Brice argues the guilty verdicts were supported by the weight of the evidence presented at trial.“The evidence presented at trial proved that the defendant knowingly and voluntarily transported what he believed to be heroin on behalf of the undercover drug trafficking organization.
“The undercover agents met with the defendant on August 19, 2014 at a Ruby Tuesday restaurant. During that meeting, the agents told the participants an overview that would happen the following day and the cover story to be used to avoid detection from legitimate law enforcement. The agents also informed the participants of why they were recruiting law enforcement to carry out the run.
"The next day, the defendant witnessed that the product had been hidden in a cooler. He himself helped carry the cooler through the warehouse to the vehicle in which it would be hidden.
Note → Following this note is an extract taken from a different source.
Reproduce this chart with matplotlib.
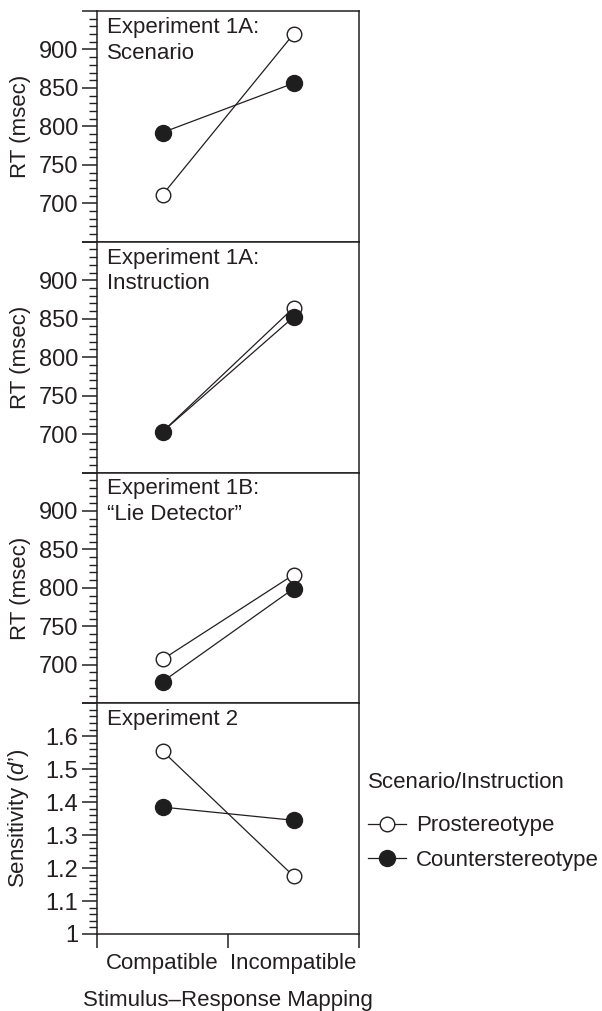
import numpy as np
import matplotlib
matplotlib.use("Agg")
import matplotlib.pyplot as plt
from matplotlib.ticker import MultipleLocator, FixedLocator, NullFormatter
from matplotlib.lines import Line2D

plt.rcParams['font.family'] = ['Liberation Sans', 'DejaVu Sans']
plt.rcParams['mathtext.fontset'] = 'custom'
plt.rcParams['mathtext.it'] = 'Liberation Sans:italic'
plt.rcParams['mathtext.rm'] = 'Liberation Sans'
plt.rcParams['font.size'] = 16

ink = '#231f20'

# data
categories = ['Compatible', 'Incompatible']
panel_titles = ['Experiment 1A:\nScenario', 'Experiment 1A:\nInstruction',
                'Experiment 1B:\n\u201cLie Detector\u201d', 'Experiment 2']
pro_1a_scenario = [711, 920]
counter_1a_scenario = [792, 856]
pro_1a_instruction = [703, 864]
counter_1a_instruction = [703, 852]
pro_1b = [707, 817]
counter_1b = [678, 799]
pro_exp2 = [1.555, 1.176]
counter_exp2 = [1.385, 1.345]

pro_series = [pro_1a_scenario, pro_1a_instruction, pro_1b, pro_exp2]
counter_series = [counter_1a_scenario, counter_1a_instruction, counter_1b, counter_exp2]
ylabels = ['RT (msec)'] * 3 + ['Sensitivity ($\\mathit{d}$\u2019)']

W, H = 602, 1011
fig = plt.figure(figsize=(W / 100, H / 100), dpi=100)

x = np.arange(len(categories)) + 0.5
top_px = 11
panel_h = 230.75
axes = []
for i in range(4):
    t = top_px + i * panel_h
    ax = fig.add_axes([97 / W, 1 - (t + panel_h) / H, 262 / W, panel_h / H])
    axes.append(ax)

    ax.plot(x, pro_series[i], '-o', color=ink, lw=0.9, ms=10.5,
            mfc='white', mec=ink, mew=1.0, zorder=3)
    ax.plot(x, counter_series[i], '-o', color=ink, lw=0.9, ms=11.5,
            mfc='#1e1e1e', mec=ink, mew=1.0, zorder=4)

    ax.set_xlim(0, 2)
    if i < 3:
        ax.set_ylim(650, 950)
        ax.yaxis.set_major_locator(MultipleLocator(50))
        ax.yaxis.set_minor_locator(MultipleLocator(10))
        ax.yaxis.set_major_formatter(lambda v, p: '' if v in (650, 950) else f'{v:.0f}')
    else:
        ax.set_ylim(1.0, 1.7)
        ax.yaxis.set_major_locator(MultipleLocator(0.1))
        ax.yaxis.set_minor_locator(MultipleLocator(0.02))
        ax.yaxis.set_major_formatter(
            lambda v, p: '' if v > 1.65 else ('1' if abs(v - 1) < 1e-6 else f'{v:.1f}'))

    ax.tick_params(axis='y', which='major', length=11, width=1.1, color=ink,
                   labelcolor=ink, labelsize=17, pad=2.5)
    ax.tick_params(axis='y', which='minor', length=5.5, width=1.0, color=ink)

    ax.xaxis.set_major_locator(FixedLocator([0, 1, 2]))
    ax.xaxis.set_major_formatter(NullFormatter())
    ax.xaxis.set_minor_locator(FixedLocator(x))
    if i < 3:
        ax.tick_params(axis='x', which='both', bottom=False, labelbottom=False)
    else:
        ax.xaxis.set_minor_formatter(lambda v, p: categories[int(v)])
        ax.tick_params(axis='x', which='major', length=10, width=1.1, color=ink)
        ax.tick_params(axis='x', which='minor', length=0, pad=14,
                       labelsize=16, labelcolor=ink)
        ax.set_xlabel('Stimulus\u2013Response Mapping', fontsize=16,
                      color=ink, labelpad=11)

    for s in ax.spines.values():
        s.set_linewidth(1.1)
        s.set_color(ink)

    ax.text(0.038, 0.975, panel_titles[i], transform=ax.transAxes,
            ha='left', va='top', fontsize=16, color=ink, linespacing=1.3)
    ax.set_ylabel(ylabels[i], fontsize=16, color=ink)
    ax.yaxis.set_label_coords(-0.25, 0.5)

# legend: title as its own text, entries below it
fig.text(368 / W, 1 - 783 / H, 'Scenario/Instruction', ha='left', va='center',
         fontsize=16, color=ink)
handles = [Line2D([], [], color=ink, lw=0.9, marker='o', ms=10.5,
                  mfc='white', mec=ink, mew=1.0),
           Line2D([], [], color=ink, lw=0.9, marker='o', ms=11.5,
                  mfc='#1e1e1e', mec=ink, mew=1.0)]
leg = fig.legend(handles, ['Prostereotype', 'Counterstereotype'],
                 loc='center left', bbox_to_anchor=(368 / W, 1 - 843 / H),
                 frameon=False, fontsize=16,
                 handlelength=1.7, handletextpad=0.45, labelspacing=0.6,
                 borderpad=0, borderaxespad=0)
for t in leg.get_texts():
    t.set_color(ink)

fig.savefig('out.png', dpi=100, facecolor='white')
He felt the weight of the cooler while it contained the purported heroin. Undercover agent Lisa told him directly that the operation was moving ‘H.’ The defendant watched as the kilogram packages were taken out of the cooler one at a time and hidden underneath a car. The defendant then escorted the purported drugs to Maryland where he was paid $2,000 for a few hours of work.”
Acquittal of Count 28
The court granted a judgment of acquittal for Count 28 dealing with the possession with intent to distribute heroin on August 20, 2014.
While the court’s decision was based on undercover Lisa’s misstatement about which drug was transported on August 20, Brice wrote, “No such misstatement was made about the subsequent operation that occurred on October 22, 2014.
”On that date, Brice said, Tillmon saw a similar arrangement at the warehouse. “He once again witnessed the purported heroin hidden in the underside of a vehicle. He then drove that vehicle to Maryland where he was once again paid $2,000. All of the government’s law enforcement witnesses testified — without any misstatements — that the October 20 operation involved heroin.”
On March 26, 2015, Tillmon returned for a third drug run. He was present when undercover agent Lisa told the group they were moving a million dollars worth of heroin.
He loaned one of his extra guns to a codefendant so the codefendant would not be disqualified from participating in the drug trafficking. “He once again escorted the purported drugs to Maryland where he was paid $2,500. The weight of this evidence, captured on audio and video recordings and testified to by experienced FBI agents, is more than sufficient to support the jury’s findings of guilt. The defendant’s motion for a new trial should be denied.”